Cada vez me voy poniendo más rojo del cabreo que me supone analizar el mundo en el que vivo, hasta que de repente, tras un largo silencio, comienza a sonar la espantosa It's a small world, me muero de miedo y me despierto. Cuando salgo de la cama el suelo está mojado, me tuerzo un tobillo y me acuerdo de toda la familia del maldito criopreservado. ¡Mira que irse sin secar el suelo!

Qué locura de historia, qué espanto de mundo.

Sunday Morning Birds

13 oct 2010

XXII.

Es otro día gris de 1942. Marlene moja la punta de sus zapatos negros en el pequeño charco del jardín, mientras dentro madre discute con la sirvienta. El ruido que se genera no es suficiente para que una niña de cuatro años deje de prestar atención a las ondas que nacen cada vez que roza el agua.
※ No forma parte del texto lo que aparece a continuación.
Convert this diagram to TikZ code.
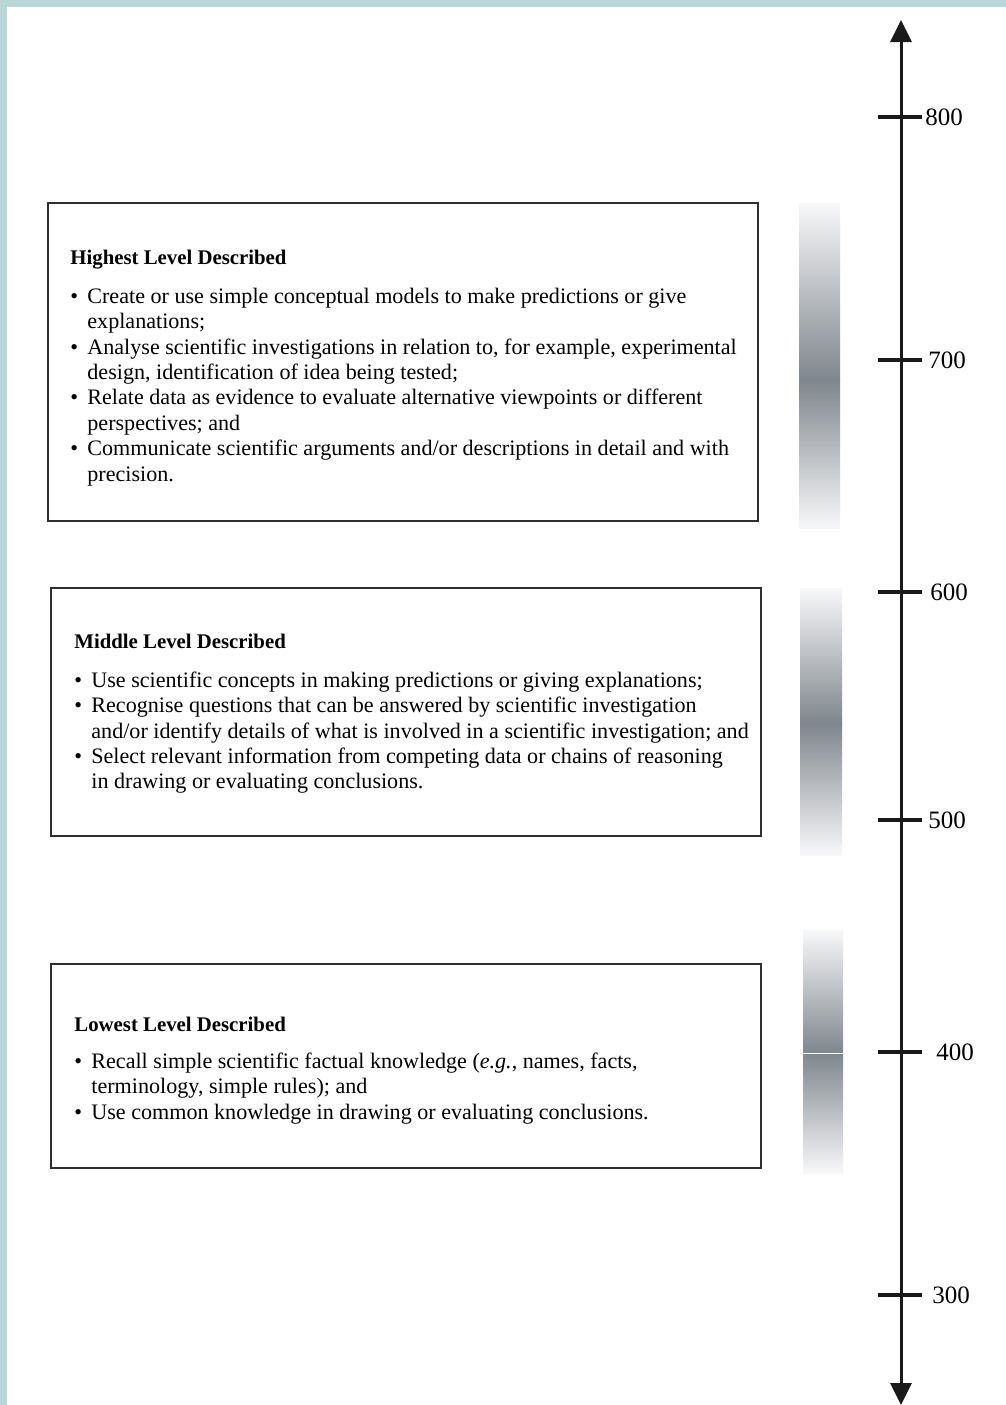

El golpe en la pared ya es diferente; tras él, pisadas cada vez más cercanas. “Madre ha de marchar a Varsovia, Marlene. Lo hará por nuestro país. Defenderá a los buenos y acabará con los malos, como en los cuentos, pequeña”. Mientras madre hace la maleta, la pequeña llora y da patadas, como persuadiéndola del daño que –sin una niña tan pequeña saberlo- su madre hará al ingresar en las filas de las SS. Años después, Marlene sabrá que el destino de madre fue el campo de exterminio de Belzec. Allí acabará con la vida de miles de personas cuyo único delito será ser judío, polaco o gitano. Madre echará el cerrojo de las cámaras de gas donde perderán la vida cada día cientos de niños de la misma edad que su hija. Se sentirá orgullosa de hacerlo. Los golpeará, escupirá y pateará sin pensárselo dos veces. Heil Hitler! susurra con orgullo cuando sacan en grupo los cadáveres hasta las fosas comunes.

Es otro día gris del año 2010. El aire huele a cloacas cuando, en días como hoy, la lluvia inunda el cementerio. Las arrugas marcan la cara de Marlene, que observa cómo poco a poco se desdibuja la fecha de la muerte de madre, hace ya tres años. Sólo volvió a verla una vez, en una residencia de ancianos. Décadas después del fin de la guerra, Marlene descubrió cómo el odio persistía en la mirada de aquella señora que no reconocía. Dijo estar orgullosa de todas aquellas muertes; reconoció excitarse cuando, en aquella época, los veía a todos muertos tras ser gaseados; juró que tantas muertes estuvieron justificadas. Marlene, petrificada, se descubrió, segundos después de escucharla, vomitando en el baño. Las lágrimas que salían de sus ojos le impedían mirarse en el espejo. No quería verse tampoco. Supo que tendría que llevar la carga de ser hija de una asesina durante toda la vida. No volvió a verla más.

Ni aun tras su muerte ha podido perdonarla. Su corazón alberga un gran dolor por no haberla retenido aquella mañana de 1942, cuando la paz de sus ojos la abandonó para siempre, dejándola sola, convirtiéndose en un monstruo que prefirió luchar del lado del odio y la muerte, que ser una mujer íntegra y ver crecer a su hija. Si acaso en aquel encuentro se hubiera mostrado arrepentida de ser partícipe de aquel genocidio… pero no fue así. ¡Rabia! Marlene siente una rabia que le hiela el alma y que le empuja a acercarse cada mañana al cementerio, a buscar alguna respuesta con sentido que jamás, nadie, le dará.